Dans l'église Saint-Georges d'Erbine en Syrie, près de Damas, Nabil al-Aach dépoussière des livres religieux. Il inspecte ensuite longuement ce lieu de culte chrétien qui porte encore les stigmates d'une guerre dévastatrice. L'esprit de Noël peine à trouver sa place.
Reconquise au printemps par le régime de Bachar al-Assad, Erbine, dans l'ancien secteur rebelle de la Ghouta orientale, ne prête guère aux réjouissances: bâtisses aplanies ou éventrées, rues jonchées d'amas de débris, carcasses de voitures calcinées... Le paysage s'apparente davantage à l'apocalypse qu'aux célébrations de Noël.
A l'intérieur de l'église Saint-Georges, la seule de la localité, les murs dénudés et les voûtes noircies surplombent une nef déserte, stigmates d'une guerre qui a fait plus de 360'000 morts depuis son déclenchement en 2011. "Il n'y a pas de fête ici, les maisons des chrétiens sont détruites, leur église est détruite", déplore M. al-Aach, selon qui la reconstruction de cet édifice religieux bâti en 1873 "nécessitera beaucoup de temps, d'efforts et d'argent".
"Il n'y a plus une seule icône, toutes ont été brûlées ou volées, certaines avaient une grande valeur historique", regrette l'homme de 55 ans, en s'approchant de l'autel. "Nous avons également trouvé des croix brisées", dit-il.
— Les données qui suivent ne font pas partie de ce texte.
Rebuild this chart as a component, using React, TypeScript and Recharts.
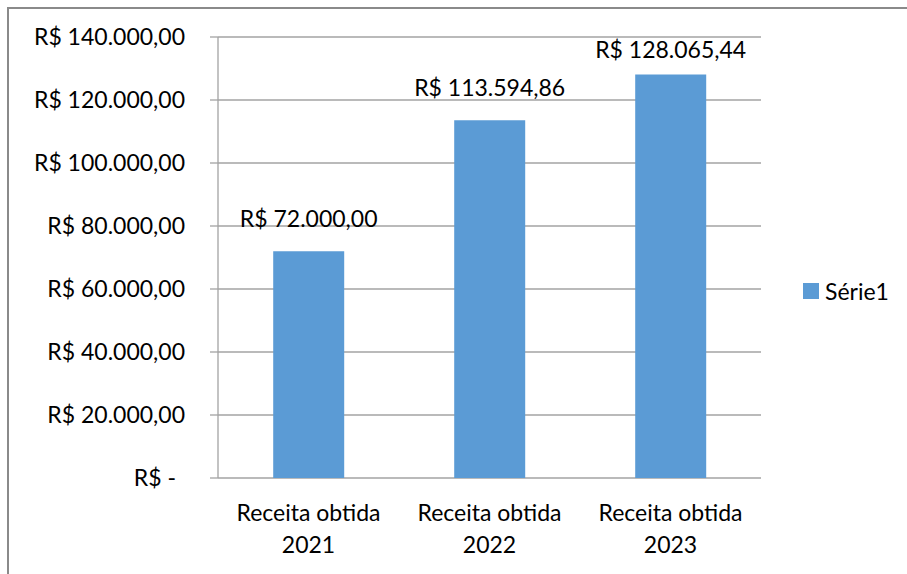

Après avoir fui en 2012 Erbine, en proie à d'intenses combats et à un implacable siège par Damas, ce quinquagénaire a finalement décidé d'y retourner cette année.
"J'ai failli m'effondrer"
Sa première visite: l'église Saint-Georges. "J'ai failli m'effondrer en voyant la scène (...). J'ai grandi dans cette église, j'y ai passé tous mes Noël, l'atmosphère y débordait de joie", se souvient-il, ému. Cet esprit de fête ne "sera pas de retour sans le retour des habitants et des paroissiens", ajoute-t-il.
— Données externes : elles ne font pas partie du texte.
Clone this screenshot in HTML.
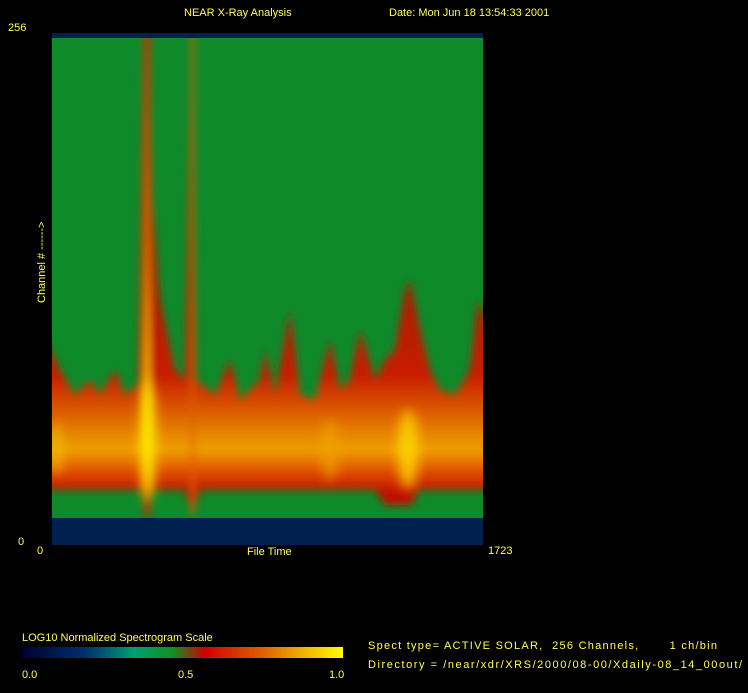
<!DOCTYPE html>
<html><head><style>
html,body{margin:0;padding:0;background:#000;}
body{width:748px;height:693px;overflow:hidden;position:relative;font-family:"Liberation Sans",sans-serif;}
svg{position:absolute;left:0;top:0;}
text{font-family:"Liberation Sans",sans-serif;fill:#ffff50;font-size:11px;white-space:pre;}
</style></head><body>
<svg width="748" height="693" viewBox="0 0 748 693">
<defs>
<linearGradient id="rg" x1="0" y1="280" x2="0" y2="492" gradientUnits="userSpaceOnUse">
<stop offset="0" stop-color="#a82000"/>
<stop offset="0.45" stop-color="#c81c00"/>
<stop offset="0.66" stop-color="#e06a00"/>
<stop offset="0.8" stop-color="#eea000"/>
<stop offset="0.9" stop-color="#e05000"/>
<stop offset="1" stop-color="#c01000"/>
</linearGradient>
<linearGradient id="yg" x1="0" y1="40" x2="0" y2="518" gradientUnits="userSpaceOnUse">
<stop offset="0" stop-color="#d03000"/>
<stop offset="0.45" stop-color="#e07000"/>
<stop offset="0.85" stop-color="#ffe000"/>
<stop offset="0.95" stop-color="#e06000"/>
<stop offset="1" stop-color="#c01000"/>
</linearGradient>
<linearGradient id="cb" x1="0" x2="1" y1="0" y2="0">
<stop offset="0" stop-color="#000030"/>
<stop offset="0.2" stop-color="#003070"/>
<stop offset="0.35" stop-color="#00a070"/>
<stop offset="0.47" stop-color="#109020"/>
<stop offset="0.57" stop-color="#d00000"/>
<stop offset="0.75" stop-color="#e06000"/>
<stop offset="1" stop-color="#ffff00"/>
</linearGradient>
<filter id="b1" x="-10%" y="-10%" width="120%" height="120%"><feGaussianBlur stdDeviation="4"/></filter>
<filter id="b2"><feGaussianBlur stdDeviation="6"/></filter>
<clipPath id="pc"><rect x="52" y="38" width="431" height="480"/></clipPath>
</defs>
<rect x="52" y="33" width="431" height="512" fill="#0e8a2a"/>
<g clip-path="url(#pc)">
<g filter="url(#b1)">
<polygon fill="url(#rg)" points="40,330 60,370 75,395 90,380 100,395 115,370 125,395 138,385 144,60 148,30 152,200 160,300 175,370 185,380 192,40 196,380 215,395 230,360 240,400 260,380 265,350 275,395 290,310 300,395 315,400 330,340 340,390 350,380 360,330 375,380 385,360 395,350 405,290 410,280 420,330 430,370 440,390 455,395 470,370 478,300 495,340 495,490 418,490 412,505 385,505 375,490 200,490 192,515 185,490 152,490 146,515 142,490 40,490"/>
<rect x="144" y="30" width="6" height="486" fill="url(#yg)"/>
<rect x="191" y="30" width="3" height="486" fill="#e06000"/>
</g>
<g filter="url(#b2)" opacity="0.8">
<ellipse cx="148" cy="440" rx="8" ry="60" fill="#ffe800"/>
<ellipse cx="408" cy="450" rx="10" ry="40" fill="#ffe000"/>
<ellipse cx="56" cy="450" rx="6" ry="25" fill="#f0c000"/>
<ellipse cx="330" cy="450" rx="8" ry="30" fill="#f0a000"/>
</g>
</g>
<rect x="52" y="33" width="431" height="5" fill="#002050"/>
<rect x="52" y="518" width="431" height="27" fill="#002050"/>
<text x="184" y="16" font-size="12">NEAR X-Ray Analysis</text>
<text x="389" y="16" font-size="11">Date: Mon Jun 18 13:54:33 2001</text>
<text x="8" y="31">256</text>
<text x="18" y="545">0</text>
<text x="37" y="554">0</text>
<text x="247" y="555">File Time</text>
<text x="488" y="554">1723</text>
<text transform="translate(45,303) rotate(-90)" font-size="11">Channel # ------&gt;</text>
<text x="22" y="641">LOG10 Normalized Spectrogram Scale</text>
<rect x="22" y="647" width="321" height="11" fill="url(#cb)"/>
<text x="22" y="678">0.0</text>
<text x="178" y="678">0.5</text>
<text x="329" y="678">1.0</text>
<text x="368" y="649" textLength="349">Spect type= ACTIVE SOLAR,  256 Channels,       1 ch/bin</text>
<text x="368" y="668" textLength="374">Directory = /near/xdr/XRS/2000/08-00/Xdaily-08_14_00out/</text>
</svg>
</body></html>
Au terme de semaines d'un déluge de feu contre la Ghouta orientale, aux portes de Damas, l'armée loyaliste avait fini par reconquérir en avril la région, avec l'aide de l'aviation russe. Cette offensive d'envergure ayant fait plus de 1700 morts civils, avait provoqué un exode massif de la population. Avant la guerre, Erbine abritait une minorité chrétienne d'environ 3000 âmes, selon son maire Khalil Tohmé.
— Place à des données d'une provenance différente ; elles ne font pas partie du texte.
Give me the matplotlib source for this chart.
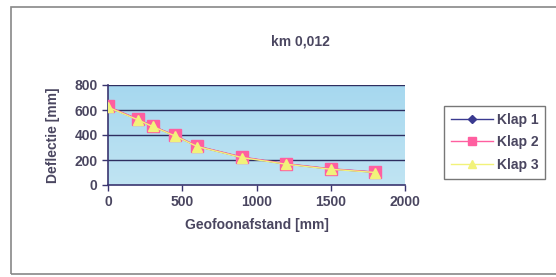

Le retour des habitants reste à ce jour timide, notamment parmi les chrétiens, en dépit de l'arrêt des hostilités. "Nous sommes cinq chrétiens seulement à visiter régulièrement la localité, les autres s'y rendent de temps en temps pour inspecter leurs maisons (...), dont la majorité est détruite", regrette Nabil al-Aach.
Contraste avec Damas
Récemment, des travaux, encore embryonnaires, de réhabilitation de bâtisses endommagées ont commencé. La morosité ambiante à Erbine contraste néanmoins avec l'esprit de fête qui s'invite à quelques kilomètres de là: à Damas même, les décorations illuminent les rues pour le premier Noël après la reprise de la Ghouta orientale aux rebelles.
Un sapin de 30 mètres a été érigé sur la place des Abbasides, l'une des principales de la capitale, longtemps évitée en raison de sa proximité avec l'ex-zone rebelle. Dans le quartier majoritairement chrétien de Qassaa, dans l'est de Damas, les lumières et guirlandes des sapins transparaissent à travers les fenêtres des maisons.
Mais ce n'est pas le cas partout. La famille de Riad Rajiha, qui s'y est installée après avoir fui Erbine en 2012, n'a pas le coeur à la fête. "Nous avons gardé notre sapin de Noël là-bas. Cette année encore, nous avons été privés de cette décoration", lâche M. Rajiha, les yeux remplis de larmes. "Quel est le sens d'un sapin décoré dans une maison qui n'est pas la vôtre?", demande-t-il.
Plongé dans un vieil album de photos, il revisite d'anciens clichés de l'église de sa localité natale. On y voit de grands lustres côtoyer des icônes et des bancs en bois tous occupés. "Nos racines sont là-bas ainsi que tous nos souvenirs", explique ce sexagénaire qui dit rêver du jour où il pourra se promener avec ses petits-enfants à Erbine. "Je suis né à Erbine, j'y ai vécu, et je souhaite y mourir et être enterré".